▸ **Data extract**
☆ ☆ ☆ ☆ ☆
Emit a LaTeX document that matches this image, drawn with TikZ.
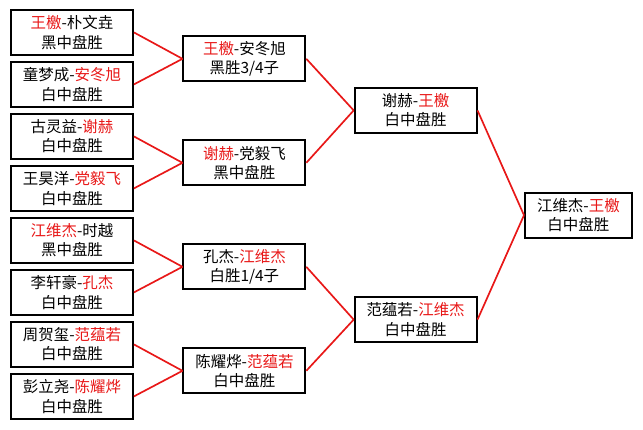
\documentclass[tikz,border=0pt]{standalone}
\usepackage{fontspec}
\setmainfont{Noto Sans CJK SC}
\usepackage{xcolor}
\definecolor{winred}{RGB}{232,24,24}
\newcommand{\win}[1]{\textcolor{winred}{#1}}

\begin{document}
\begin{tikzpicture}[
    game/.style={draw,line width=1.3pt,minimum width=3.05cm,minimum height=1.125cm,align=center,inner sep=0pt,font=\fontsize{11}{13.8}\selectfont},
    final/.style={game,minimum width=2.675cm},
    link/.style={winred,line width=1.2pt}
]
    \useasboundingbox (0,0) rectangle (16.075,-10.725);
    % First round
    \node[game] (q1) at (1.8,-0.81) {\win{王檄}-朴文垚\\黑中盘胜};
    \node[game] (q2) at (1.8,-2.11) {童梦成-\win{安冬旭}\\白中盘胜};
    \node[game] (q3) at (1.8,-3.41) {古灵益-\win{谢赫}\\白中盘胜};
    \node[game] (q4) at (1.8,-4.71) {王昊洋-\win{党毅飞}\\白中盘胜};
    \node[game] (q5) at (1.8,-6.01) {\win{江维杰}-时越\\黑中盘胜};
    \node[game] (q6) at (1.8,-7.31) {李轩豪-\win{孔杰}\\白中盘胜};
    \node[game] (q7) at (1.8,-8.61) {周贺玺-\win{范蕴若}\\白中盘胜};
    \node[game] (q8) at (1.8,-9.91) {彭立尧-\win{陈耀烨}\\白中盘胜};
    % Second round
    \node[game] (s1) at (6.11,-1.47) {\win{王檄}-安冬旭\\黑胜3/4子};
    \node[game] (s2) at (6.11,-4.07) {\win{谢赫}-党毅飞\\黑中盘胜};
    \node[game] (s3) at (6.11,-6.67) {孔杰-\win{江维杰}\\白胜1/4子};
    \node[game] (s4) at (6.11,-9.27) {陈耀烨-\win{范蕴若}\\白中盘胜};
    % Semi-finals
    \node[game] (f1) at (10.39,-2.76) {谢赫-\win{王檄}\\白中盘胜};
    \node[game] (f2) at (10.39,-7.99) {范蕴若-\win{江维杰}\\白中盘胜};
    % Final
    \node[final] (champ) at (14.46,-5.38) {江维杰-\win{王檄}\\白中盘胜};
    % Links
    \draw[link] (q1.east) -- (s1.west);
    \draw[link] (q2.east) -- (s1.west);
    \draw[link] (q3.east) -- (s2.west);
    \draw[link] (q4.east) -- (s2.west);
    \draw[link] (q5.east) -- (s3.west);
    \draw[link] (q6.east) -- (s3.west);
    \draw[link] (q7.east) -- (s4.west);
    \draw[link] (q8.east) -- (s4.west);
    \draw[link] (s1.east) -- (f1.west);
    \draw[link] (s2.east) -- (f1.west);
    \draw[link] (s3.east) -- (f2.west);
    \draw[link] (s4.east) -- (f2.west);
    \draw[link] (f1.east) -- (champ.west);
    \draw[link] (f2.east) -- (champ.west);
\end{tikzpicture}
\end{document}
☆ ☆ ☆ ☆ ☆
▸ **Given task**
Repeat the data exactly, dropping every picture it holds.

▸ **Task output**
Emit a LaTeX document that matches this image, drawn with TikZ.
\documentclass[tikz,border=0pt]{standalone}
\usepackage{fontspec}
\setmainfont{Noto Sans CJK SC}
\usepackage{xcolor}
\definecolor{winred}{RGB}{232,24,24}
\newcommand{\win}[1]{\textcolor{winred}{#1}}

\begin{document}
\begin{tikzpicture}[
    game/.style={draw,line width=1.3pt,minimum width=3.05cm,minimum height=1.125cm,align=center,inner sep=0pt,font=\fontsize{11}{13.8}\selectfont},
    final/.style={game,minimum width=2.675cm},
    link/.style={winred,line width=1.2pt}
]
    \useasboundingbox (0,0) rectangle (16.075,-10.725);
    % First round
    \node[game] (q1) at (1.8,-0.81) {\win{王檄}-朴文垚\\黑中盘胜};
    \node[game] (q2) at (1.8,-2.11) {童梦成-\win{安冬旭}\\白中盘胜};
    \node[game] (q3) at (1.8,-3.41) {古灵益-\win{谢赫}\\白中盘胜};
    \node[game] (q4) at (1.8,-4.71) {王昊洋-\win{党毅飞}\\白中盘胜};
    \node[game] (q5) at (1.8,-6.01) {\win{江维杰}-时越\\黑中盘胜};
    \node[game] (q6) at (1.8,-7.31) {李轩豪-\win{孔杰}\\白中盘胜};
    \node[game] (q7) at (1.8,-8.61) {周贺玺-\win{范蕴若}\\白中盘胜};
    \node[game] (q8) at (1.8,-9.91) {彭立尧-\win{陈耀烨}\\白中盘胜};
    % Second round
    \node[game] (s1) at (6.11,-1.47) {\win{王檄}-安冬旭\\黑胜3/4子};
    \node[game] (s2) at (6.11,-4.07) {\win{谢赫}-党毅飞\\黑中盘胜};
    \node[game] (s3) at (6.11,-6.67) {孔杰-\win{江维杰}\\白胜1/4子};
    \node[game] (s4) at (6.11,-9.27) {陈耀烨-\win{范蕴若}\\白中盘胜};
    % Semi-finals
    \node[game] (f1) at (10.39,-2.76) {谢赫-\win{王檄}\\白中盘胜};
    \node[game] (f2) at (10.39,-7.99) {范蕴若-\win{江维杰}\\白中盘胜};
    % Final
    \node[final] (champ) at (14.46,-5.38) {江维杰-\win{王檄}\\白中盘胜};
    % Links
    \draw[link] (q1.east) -- (s1.west);
    \draw[link] (q2.east) -- (s1.west);
    \draw[link] (q3.east) -- (s2.west);
    \draw[link] (q4.east) -- (s2.west);
    \draw[link] (q5.east) -- (s3.west);
    \draw[link] (q6.east) -- (s3.west);
    \draw[link] (q7.east) -- (s4.west);
    \draw[link] (q8.east) -- (s4.west);
    \draw[link] (s1.east) -- (f1.west);
    \draw[link] (s2.east) -- (f1.west);
    \draw[link] (s3.east) -- (f2.west);
    \draw[link] (s4.east) -- (f2.west);
    \draw[link] (f1.east) -- (champ.west);
    \draw[link] (f2.east) -- (champ.west);
\end{tikzpicture}
\end{document}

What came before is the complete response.